◆ **Collected data**
____________

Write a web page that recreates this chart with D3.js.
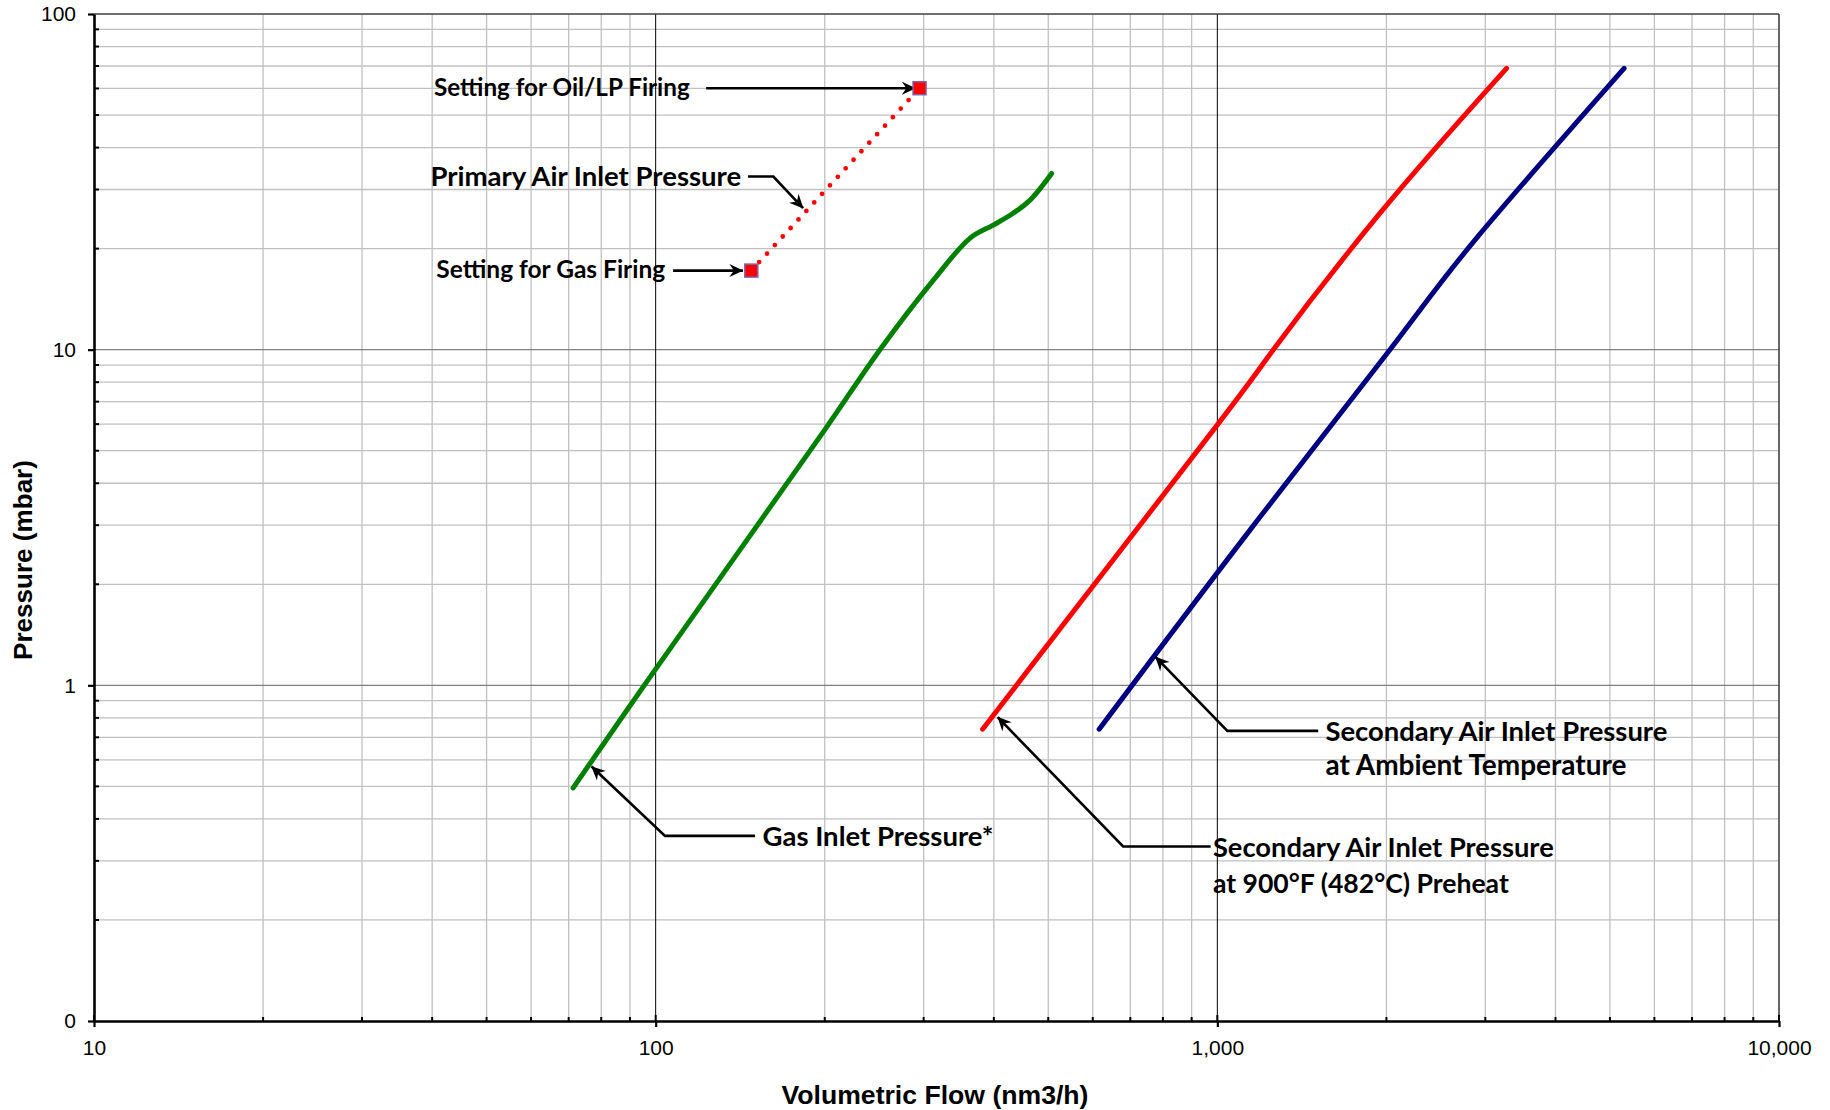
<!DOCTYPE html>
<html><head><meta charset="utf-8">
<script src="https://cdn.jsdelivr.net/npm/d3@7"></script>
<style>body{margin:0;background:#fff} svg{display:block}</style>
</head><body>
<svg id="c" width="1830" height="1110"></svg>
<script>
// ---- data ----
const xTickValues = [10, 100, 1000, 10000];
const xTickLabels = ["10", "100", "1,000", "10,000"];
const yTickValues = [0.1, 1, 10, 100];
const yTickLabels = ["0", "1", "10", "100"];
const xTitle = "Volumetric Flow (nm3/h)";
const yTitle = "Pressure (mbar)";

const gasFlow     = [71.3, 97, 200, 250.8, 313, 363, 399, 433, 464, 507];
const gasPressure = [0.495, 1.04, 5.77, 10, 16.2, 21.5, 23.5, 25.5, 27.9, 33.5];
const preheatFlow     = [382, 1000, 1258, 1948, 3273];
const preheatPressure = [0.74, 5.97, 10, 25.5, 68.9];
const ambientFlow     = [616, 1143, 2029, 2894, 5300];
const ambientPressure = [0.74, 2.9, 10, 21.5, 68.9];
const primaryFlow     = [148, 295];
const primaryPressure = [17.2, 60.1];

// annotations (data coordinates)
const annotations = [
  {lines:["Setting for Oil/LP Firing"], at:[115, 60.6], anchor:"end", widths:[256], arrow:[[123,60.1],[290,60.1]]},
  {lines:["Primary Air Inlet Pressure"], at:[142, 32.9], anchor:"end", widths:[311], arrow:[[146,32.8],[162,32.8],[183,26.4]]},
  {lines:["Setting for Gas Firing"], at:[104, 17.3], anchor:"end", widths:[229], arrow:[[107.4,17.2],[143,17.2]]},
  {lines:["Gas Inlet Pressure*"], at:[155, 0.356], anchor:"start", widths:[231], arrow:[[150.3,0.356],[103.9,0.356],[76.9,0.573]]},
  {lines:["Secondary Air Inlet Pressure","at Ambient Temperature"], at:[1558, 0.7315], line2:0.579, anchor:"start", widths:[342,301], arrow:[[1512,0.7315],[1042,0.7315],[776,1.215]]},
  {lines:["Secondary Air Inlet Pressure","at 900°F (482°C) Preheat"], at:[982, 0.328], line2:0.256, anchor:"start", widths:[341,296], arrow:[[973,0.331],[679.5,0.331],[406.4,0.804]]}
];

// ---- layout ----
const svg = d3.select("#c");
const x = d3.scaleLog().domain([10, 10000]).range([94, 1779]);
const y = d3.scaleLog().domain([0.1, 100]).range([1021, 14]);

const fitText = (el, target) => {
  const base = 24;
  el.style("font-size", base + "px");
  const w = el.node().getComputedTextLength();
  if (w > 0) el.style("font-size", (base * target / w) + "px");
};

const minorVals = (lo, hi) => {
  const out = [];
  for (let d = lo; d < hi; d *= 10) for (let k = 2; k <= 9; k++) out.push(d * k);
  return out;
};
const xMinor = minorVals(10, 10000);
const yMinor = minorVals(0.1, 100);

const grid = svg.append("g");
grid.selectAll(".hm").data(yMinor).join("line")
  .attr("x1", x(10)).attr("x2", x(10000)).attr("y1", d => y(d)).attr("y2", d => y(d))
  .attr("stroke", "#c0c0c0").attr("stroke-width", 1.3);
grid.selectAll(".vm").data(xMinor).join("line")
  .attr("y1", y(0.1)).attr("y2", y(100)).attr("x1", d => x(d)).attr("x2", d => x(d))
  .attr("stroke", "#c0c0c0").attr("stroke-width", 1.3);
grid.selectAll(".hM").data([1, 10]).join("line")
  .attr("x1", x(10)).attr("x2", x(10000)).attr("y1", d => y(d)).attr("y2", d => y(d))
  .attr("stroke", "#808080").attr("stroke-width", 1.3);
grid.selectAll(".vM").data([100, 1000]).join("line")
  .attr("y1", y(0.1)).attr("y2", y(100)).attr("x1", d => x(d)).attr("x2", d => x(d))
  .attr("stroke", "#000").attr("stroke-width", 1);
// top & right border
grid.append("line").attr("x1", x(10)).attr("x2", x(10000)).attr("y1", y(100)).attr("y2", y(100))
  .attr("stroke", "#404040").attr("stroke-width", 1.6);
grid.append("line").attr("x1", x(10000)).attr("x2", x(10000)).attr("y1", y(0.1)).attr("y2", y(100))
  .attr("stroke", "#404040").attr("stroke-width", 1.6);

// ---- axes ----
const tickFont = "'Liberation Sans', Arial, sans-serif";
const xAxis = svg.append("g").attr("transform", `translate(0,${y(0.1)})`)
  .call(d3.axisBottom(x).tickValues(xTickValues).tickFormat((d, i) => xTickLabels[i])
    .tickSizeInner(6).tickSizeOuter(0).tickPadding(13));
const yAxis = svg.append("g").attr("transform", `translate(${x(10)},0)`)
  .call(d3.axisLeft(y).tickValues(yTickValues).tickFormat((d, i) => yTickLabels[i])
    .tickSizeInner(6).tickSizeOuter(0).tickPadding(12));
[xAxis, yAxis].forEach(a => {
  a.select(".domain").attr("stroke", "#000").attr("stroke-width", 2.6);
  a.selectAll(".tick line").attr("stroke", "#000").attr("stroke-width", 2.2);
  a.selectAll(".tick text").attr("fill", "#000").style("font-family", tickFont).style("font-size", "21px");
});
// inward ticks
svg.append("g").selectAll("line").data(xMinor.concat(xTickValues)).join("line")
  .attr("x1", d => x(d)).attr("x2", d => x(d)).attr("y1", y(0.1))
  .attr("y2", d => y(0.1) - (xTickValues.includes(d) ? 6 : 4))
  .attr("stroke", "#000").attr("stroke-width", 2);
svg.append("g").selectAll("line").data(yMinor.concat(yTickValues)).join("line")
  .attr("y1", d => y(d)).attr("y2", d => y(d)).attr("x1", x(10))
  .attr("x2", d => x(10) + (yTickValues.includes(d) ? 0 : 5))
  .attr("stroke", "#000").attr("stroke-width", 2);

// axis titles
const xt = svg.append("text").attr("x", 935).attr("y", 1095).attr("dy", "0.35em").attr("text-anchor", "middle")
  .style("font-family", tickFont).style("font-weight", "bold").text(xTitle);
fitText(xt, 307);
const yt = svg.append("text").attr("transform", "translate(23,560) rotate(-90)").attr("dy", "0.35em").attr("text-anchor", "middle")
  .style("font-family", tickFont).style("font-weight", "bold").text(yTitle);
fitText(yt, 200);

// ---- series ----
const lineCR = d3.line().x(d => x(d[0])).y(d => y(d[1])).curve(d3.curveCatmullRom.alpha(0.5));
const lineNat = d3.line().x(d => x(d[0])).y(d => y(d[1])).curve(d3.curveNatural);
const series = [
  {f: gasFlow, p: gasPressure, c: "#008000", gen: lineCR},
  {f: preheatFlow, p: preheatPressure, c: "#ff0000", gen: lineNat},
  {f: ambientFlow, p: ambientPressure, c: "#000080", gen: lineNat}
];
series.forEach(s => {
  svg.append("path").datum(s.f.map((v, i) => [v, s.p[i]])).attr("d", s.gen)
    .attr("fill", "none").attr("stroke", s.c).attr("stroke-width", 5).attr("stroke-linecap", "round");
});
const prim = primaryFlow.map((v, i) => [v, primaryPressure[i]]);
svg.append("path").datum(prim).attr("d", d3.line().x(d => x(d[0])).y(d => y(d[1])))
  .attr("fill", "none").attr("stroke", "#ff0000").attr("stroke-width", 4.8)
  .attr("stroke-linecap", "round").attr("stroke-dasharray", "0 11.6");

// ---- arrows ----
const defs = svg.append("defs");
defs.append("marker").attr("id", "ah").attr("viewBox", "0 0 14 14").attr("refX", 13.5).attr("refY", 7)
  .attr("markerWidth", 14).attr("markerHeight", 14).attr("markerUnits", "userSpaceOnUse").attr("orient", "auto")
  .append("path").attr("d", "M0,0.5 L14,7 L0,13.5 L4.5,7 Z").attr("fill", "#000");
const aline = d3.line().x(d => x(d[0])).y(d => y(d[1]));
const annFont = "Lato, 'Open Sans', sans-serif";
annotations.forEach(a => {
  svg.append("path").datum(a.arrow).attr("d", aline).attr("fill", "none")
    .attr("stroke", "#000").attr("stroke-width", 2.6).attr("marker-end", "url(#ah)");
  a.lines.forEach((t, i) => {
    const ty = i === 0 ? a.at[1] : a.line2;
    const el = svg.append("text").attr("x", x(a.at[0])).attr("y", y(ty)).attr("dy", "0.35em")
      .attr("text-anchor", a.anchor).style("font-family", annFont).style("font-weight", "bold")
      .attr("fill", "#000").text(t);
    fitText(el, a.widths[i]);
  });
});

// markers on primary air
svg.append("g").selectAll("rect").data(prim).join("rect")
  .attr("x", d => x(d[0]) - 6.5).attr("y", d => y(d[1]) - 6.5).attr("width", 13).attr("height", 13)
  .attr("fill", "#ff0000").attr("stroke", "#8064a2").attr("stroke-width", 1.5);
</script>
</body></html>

____________

◆ **What is needed**
Go from the first line of the data above to the line containing "const primaryPressure = [17.2, 60.1];" and retype exactly those lines, both included, but none of the pictures.

◆ **Output for this exercise**
Write a web page that recreates this chart with D3.js.
<!DOCTYPE html>
<html><head><meta charset="utf-8">
<script src="https://cdn.jsdelivr.net/npm/d3@7"></script>
<style>body{margin:0;background:#fff} svg{display:block}</style>
</head><body>
<svg id="c" width="1830" height="1110"></svg>
<script>
// ---- data ----
const xTickValues = [10, 100, 1000, 10000];
const xTickLabels = ["10", "100", "1,000", "10,000"];
const yTickValues = [0.1, 1, 10, 100];
const yTickLabels = ["0", "1", "10", "100"];
const xTitle = "Volumetric Flow (nm3/h)";
const yTitle = "Pressure (mbar)";

const gasFlow     = [71.3, 97, 200, 250.8, 313, 363, 399, 433, 464, 507];
const gasPressure = [0.495, 1.04, 5.77, 10, 16.2, 21.5, 23.5, 25.5, 27.9, 33.5];
const preheatFlow     = [382, 1000, 1258, 1948, 3273];
const preheatPressure = [0.74, 5.97, 10, 25.5, 68.9];
const ambientFlow     = [616, 1143, 2029, 2894, 5300];
const ambientPressure = [0.74, 2.9, 10, 21.5, 68.9];
const primaryFlow     = [148, 295];
const primaryPressure = [17.2, 60.1];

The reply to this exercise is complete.